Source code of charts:
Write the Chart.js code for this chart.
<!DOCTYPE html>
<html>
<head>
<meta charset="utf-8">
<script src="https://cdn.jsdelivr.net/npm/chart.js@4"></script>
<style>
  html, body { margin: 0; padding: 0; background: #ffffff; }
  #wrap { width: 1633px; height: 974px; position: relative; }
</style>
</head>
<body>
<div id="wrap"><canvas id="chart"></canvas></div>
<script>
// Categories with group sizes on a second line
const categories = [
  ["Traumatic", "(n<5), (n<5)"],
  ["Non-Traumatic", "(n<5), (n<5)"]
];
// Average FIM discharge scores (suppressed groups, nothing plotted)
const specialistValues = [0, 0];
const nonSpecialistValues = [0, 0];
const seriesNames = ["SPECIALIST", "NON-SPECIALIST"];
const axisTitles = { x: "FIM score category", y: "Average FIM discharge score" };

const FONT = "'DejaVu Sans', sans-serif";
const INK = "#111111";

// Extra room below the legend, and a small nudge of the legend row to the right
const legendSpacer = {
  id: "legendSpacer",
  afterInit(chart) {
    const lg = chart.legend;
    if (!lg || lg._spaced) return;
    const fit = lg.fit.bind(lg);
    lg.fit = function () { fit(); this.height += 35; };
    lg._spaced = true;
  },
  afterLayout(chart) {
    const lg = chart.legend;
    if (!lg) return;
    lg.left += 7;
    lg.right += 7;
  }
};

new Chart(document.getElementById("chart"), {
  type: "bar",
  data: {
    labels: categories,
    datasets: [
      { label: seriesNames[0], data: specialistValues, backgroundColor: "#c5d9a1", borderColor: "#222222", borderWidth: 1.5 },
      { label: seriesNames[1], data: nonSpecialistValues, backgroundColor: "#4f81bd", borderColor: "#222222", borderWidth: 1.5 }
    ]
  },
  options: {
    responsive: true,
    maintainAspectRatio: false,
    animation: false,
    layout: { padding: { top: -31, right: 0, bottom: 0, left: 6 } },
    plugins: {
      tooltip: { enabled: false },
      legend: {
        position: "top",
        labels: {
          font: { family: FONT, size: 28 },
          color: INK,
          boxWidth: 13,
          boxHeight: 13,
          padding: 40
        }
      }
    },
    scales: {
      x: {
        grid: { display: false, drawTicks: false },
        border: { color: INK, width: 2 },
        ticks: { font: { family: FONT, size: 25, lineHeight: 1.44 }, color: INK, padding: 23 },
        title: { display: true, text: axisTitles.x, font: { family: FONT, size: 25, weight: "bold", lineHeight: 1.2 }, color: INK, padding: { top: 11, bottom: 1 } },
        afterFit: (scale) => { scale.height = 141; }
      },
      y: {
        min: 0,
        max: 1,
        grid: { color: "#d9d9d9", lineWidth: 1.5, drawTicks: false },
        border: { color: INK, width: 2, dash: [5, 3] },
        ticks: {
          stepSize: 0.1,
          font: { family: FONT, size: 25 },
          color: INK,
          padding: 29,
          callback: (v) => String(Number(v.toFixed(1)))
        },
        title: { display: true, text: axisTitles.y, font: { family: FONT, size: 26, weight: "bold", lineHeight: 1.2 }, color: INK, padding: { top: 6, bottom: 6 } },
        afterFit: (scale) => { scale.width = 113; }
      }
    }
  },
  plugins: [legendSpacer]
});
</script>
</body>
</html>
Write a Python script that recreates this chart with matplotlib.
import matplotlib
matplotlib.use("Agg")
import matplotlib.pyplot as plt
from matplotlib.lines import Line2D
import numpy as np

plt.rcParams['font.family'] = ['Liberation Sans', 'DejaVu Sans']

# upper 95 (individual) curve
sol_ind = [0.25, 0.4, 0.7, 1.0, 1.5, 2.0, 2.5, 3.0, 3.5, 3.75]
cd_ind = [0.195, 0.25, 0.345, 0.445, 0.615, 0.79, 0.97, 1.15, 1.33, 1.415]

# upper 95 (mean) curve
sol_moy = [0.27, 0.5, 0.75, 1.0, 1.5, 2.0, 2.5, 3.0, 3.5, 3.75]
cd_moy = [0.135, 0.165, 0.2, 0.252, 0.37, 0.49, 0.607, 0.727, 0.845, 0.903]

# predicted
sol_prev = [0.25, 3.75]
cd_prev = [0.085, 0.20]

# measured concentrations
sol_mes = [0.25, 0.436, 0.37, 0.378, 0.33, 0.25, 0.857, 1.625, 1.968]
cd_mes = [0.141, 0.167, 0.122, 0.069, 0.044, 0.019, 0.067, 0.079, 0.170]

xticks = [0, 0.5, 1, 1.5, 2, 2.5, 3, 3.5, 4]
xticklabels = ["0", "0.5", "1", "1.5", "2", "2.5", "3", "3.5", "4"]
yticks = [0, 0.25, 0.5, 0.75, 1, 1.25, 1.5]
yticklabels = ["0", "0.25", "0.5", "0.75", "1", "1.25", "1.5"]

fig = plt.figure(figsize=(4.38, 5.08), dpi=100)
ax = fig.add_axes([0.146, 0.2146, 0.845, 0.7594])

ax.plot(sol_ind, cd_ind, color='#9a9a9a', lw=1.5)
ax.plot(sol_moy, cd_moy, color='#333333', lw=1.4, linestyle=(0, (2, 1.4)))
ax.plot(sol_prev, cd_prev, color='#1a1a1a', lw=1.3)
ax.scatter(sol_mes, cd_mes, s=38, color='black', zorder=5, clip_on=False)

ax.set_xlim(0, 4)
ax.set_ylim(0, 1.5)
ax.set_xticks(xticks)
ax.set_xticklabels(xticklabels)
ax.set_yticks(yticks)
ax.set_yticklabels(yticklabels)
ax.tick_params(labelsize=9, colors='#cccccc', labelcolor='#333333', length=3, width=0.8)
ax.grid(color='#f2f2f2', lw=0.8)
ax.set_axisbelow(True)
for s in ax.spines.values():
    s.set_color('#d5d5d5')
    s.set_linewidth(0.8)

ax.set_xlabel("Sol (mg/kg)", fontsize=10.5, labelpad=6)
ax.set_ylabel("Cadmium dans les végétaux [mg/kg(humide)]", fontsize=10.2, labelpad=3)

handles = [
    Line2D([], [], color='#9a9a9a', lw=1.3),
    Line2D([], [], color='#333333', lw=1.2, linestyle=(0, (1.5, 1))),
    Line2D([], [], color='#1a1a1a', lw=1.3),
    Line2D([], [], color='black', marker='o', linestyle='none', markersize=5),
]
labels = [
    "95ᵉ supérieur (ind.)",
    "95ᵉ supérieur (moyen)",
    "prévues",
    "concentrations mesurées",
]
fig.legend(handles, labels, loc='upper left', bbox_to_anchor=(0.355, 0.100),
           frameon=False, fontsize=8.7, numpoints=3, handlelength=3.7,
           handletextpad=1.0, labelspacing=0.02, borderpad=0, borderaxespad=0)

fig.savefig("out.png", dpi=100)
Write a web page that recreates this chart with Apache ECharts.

**Exercise objective**
Only the lines from the one with "Write a Python" up to the one with "cd_prev = [0.085, 0.20]" should be repeated, both included, exactly as they appear.

**Task output**
Write a Python script that recreates this chart with matplotlib.
import matplotlib
matplotlib.use("Agg")
import matplotlib.pyplot as plt
from matplotlib.lines import Line2D
import numpy as np

plt.rcParams['font.family'] = ['Liberation Sans', 'DejaVu Sans']

# upper 95 (individual) curve
sol_ind = [0.25, 0.4, 0.7, 1.0, 1.5, 2.0, 2.5, 3.0, 3.5, 3.75]
cd_ind = [0.195, 0.25, 0.345, 0.445, 0.615, 0.79, 0.97, 1.15, 1.33, 1.415]

# upper 95 (mean) curve
sol_moy = [0.27, 0.5, 0.75, 1.0, 1.5, 2.0, 2.5, 3.0, 3.5, 3.75]
cd_moy = [0.135, 0.165, 0.2, 0.252, 0.37, 0.49, 0.607, 0.727, 0.845, 0.903]

# predicted
sol_prev = [0.25, 3.75]
cd_prev = [0.085, 0.20]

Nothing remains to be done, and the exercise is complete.